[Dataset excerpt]
★ ★ ★ ★ ★ ★ ★
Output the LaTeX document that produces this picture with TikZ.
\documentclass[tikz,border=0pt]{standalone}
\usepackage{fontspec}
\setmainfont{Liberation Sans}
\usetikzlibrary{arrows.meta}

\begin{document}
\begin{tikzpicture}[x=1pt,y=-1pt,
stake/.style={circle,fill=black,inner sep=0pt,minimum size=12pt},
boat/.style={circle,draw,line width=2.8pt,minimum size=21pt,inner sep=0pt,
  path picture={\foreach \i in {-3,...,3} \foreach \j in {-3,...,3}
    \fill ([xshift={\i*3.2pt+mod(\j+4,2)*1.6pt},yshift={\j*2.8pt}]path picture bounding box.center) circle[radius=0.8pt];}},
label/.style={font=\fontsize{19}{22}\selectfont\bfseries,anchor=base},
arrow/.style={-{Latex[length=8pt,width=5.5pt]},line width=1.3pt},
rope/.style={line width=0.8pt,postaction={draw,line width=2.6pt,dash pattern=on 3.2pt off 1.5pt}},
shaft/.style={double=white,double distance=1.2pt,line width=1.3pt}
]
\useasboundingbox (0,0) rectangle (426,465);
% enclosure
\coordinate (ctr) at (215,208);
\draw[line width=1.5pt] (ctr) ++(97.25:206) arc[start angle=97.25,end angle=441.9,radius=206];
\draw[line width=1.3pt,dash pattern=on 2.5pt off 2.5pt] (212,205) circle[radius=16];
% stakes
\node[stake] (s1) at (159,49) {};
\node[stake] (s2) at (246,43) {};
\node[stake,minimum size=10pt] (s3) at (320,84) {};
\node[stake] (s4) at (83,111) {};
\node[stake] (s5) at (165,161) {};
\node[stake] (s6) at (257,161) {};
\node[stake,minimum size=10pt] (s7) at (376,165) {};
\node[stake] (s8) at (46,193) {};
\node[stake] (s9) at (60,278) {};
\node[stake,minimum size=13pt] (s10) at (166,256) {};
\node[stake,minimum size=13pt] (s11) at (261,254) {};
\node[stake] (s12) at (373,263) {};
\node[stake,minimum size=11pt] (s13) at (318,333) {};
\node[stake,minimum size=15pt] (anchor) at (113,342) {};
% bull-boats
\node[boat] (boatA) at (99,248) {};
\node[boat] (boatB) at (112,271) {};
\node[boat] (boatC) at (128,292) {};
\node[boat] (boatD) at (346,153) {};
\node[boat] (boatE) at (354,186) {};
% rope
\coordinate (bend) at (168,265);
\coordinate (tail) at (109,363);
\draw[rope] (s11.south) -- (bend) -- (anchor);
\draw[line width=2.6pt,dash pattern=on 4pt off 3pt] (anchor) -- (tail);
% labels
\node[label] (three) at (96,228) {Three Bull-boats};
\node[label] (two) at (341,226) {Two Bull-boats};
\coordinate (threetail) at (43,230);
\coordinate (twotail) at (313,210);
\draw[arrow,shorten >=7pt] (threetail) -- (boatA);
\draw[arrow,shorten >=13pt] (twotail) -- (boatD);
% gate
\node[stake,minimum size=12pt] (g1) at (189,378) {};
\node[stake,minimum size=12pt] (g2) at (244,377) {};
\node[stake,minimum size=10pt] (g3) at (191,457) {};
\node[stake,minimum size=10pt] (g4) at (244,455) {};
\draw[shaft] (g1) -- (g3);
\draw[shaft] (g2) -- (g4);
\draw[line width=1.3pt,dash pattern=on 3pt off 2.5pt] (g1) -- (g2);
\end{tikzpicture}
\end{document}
★ ★ ★ ★ ★ ★ ★
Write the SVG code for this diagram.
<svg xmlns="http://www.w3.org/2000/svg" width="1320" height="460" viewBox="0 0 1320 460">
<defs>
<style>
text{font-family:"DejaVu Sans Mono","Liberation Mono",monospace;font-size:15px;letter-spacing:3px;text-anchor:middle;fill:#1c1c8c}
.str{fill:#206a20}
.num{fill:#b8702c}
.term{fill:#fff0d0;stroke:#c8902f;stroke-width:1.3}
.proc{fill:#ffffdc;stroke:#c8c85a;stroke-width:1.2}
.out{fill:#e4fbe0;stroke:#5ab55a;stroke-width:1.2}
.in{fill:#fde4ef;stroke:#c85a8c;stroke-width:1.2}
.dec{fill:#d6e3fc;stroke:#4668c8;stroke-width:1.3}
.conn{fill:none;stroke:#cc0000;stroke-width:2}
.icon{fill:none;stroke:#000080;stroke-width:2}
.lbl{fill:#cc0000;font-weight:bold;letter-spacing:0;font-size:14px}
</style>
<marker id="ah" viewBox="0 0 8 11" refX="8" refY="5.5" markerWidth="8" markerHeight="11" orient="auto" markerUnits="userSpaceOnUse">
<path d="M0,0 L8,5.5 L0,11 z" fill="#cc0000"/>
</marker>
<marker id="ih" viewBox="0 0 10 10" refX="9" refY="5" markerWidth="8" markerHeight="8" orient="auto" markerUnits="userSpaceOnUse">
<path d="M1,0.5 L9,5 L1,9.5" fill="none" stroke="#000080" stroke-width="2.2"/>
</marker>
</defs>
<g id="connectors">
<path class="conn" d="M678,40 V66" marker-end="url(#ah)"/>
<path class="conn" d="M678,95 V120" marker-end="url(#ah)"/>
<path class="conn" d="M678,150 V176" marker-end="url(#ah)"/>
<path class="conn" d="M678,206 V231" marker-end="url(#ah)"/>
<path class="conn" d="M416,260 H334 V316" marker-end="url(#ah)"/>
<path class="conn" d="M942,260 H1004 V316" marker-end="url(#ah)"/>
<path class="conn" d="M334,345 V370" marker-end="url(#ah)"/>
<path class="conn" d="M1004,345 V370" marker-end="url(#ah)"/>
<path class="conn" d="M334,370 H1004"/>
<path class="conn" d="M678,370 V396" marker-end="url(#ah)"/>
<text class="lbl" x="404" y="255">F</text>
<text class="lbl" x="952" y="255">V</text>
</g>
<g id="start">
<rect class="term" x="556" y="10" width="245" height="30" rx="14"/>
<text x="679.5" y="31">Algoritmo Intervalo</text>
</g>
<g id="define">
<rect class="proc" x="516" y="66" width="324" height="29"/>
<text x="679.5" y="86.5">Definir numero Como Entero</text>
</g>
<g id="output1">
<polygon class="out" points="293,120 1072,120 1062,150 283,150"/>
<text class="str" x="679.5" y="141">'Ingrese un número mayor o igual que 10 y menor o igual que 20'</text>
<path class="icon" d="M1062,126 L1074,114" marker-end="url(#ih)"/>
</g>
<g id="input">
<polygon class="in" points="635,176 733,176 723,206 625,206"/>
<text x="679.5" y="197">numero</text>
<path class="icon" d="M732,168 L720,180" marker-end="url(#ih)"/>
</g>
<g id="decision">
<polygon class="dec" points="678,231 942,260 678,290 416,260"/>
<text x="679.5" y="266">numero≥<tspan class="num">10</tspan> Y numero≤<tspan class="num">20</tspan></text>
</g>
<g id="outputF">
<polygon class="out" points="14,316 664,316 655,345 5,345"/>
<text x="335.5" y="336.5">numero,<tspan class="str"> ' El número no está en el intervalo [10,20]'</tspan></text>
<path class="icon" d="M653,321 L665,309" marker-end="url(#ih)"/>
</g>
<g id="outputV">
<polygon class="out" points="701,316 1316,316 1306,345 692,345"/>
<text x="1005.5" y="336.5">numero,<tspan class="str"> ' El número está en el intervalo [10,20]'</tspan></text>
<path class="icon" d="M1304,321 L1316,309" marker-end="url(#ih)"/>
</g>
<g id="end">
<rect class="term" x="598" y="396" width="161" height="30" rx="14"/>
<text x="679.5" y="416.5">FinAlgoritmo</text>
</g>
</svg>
★ ★ ★ ★ ★ ★ ★
* _What is required_:
Return every line of the preceding records in which the word "this" appears.

* _Correct output_:
Output the LaTeX document that produces this picture with TikZ.
Write the SVG code for this diagram.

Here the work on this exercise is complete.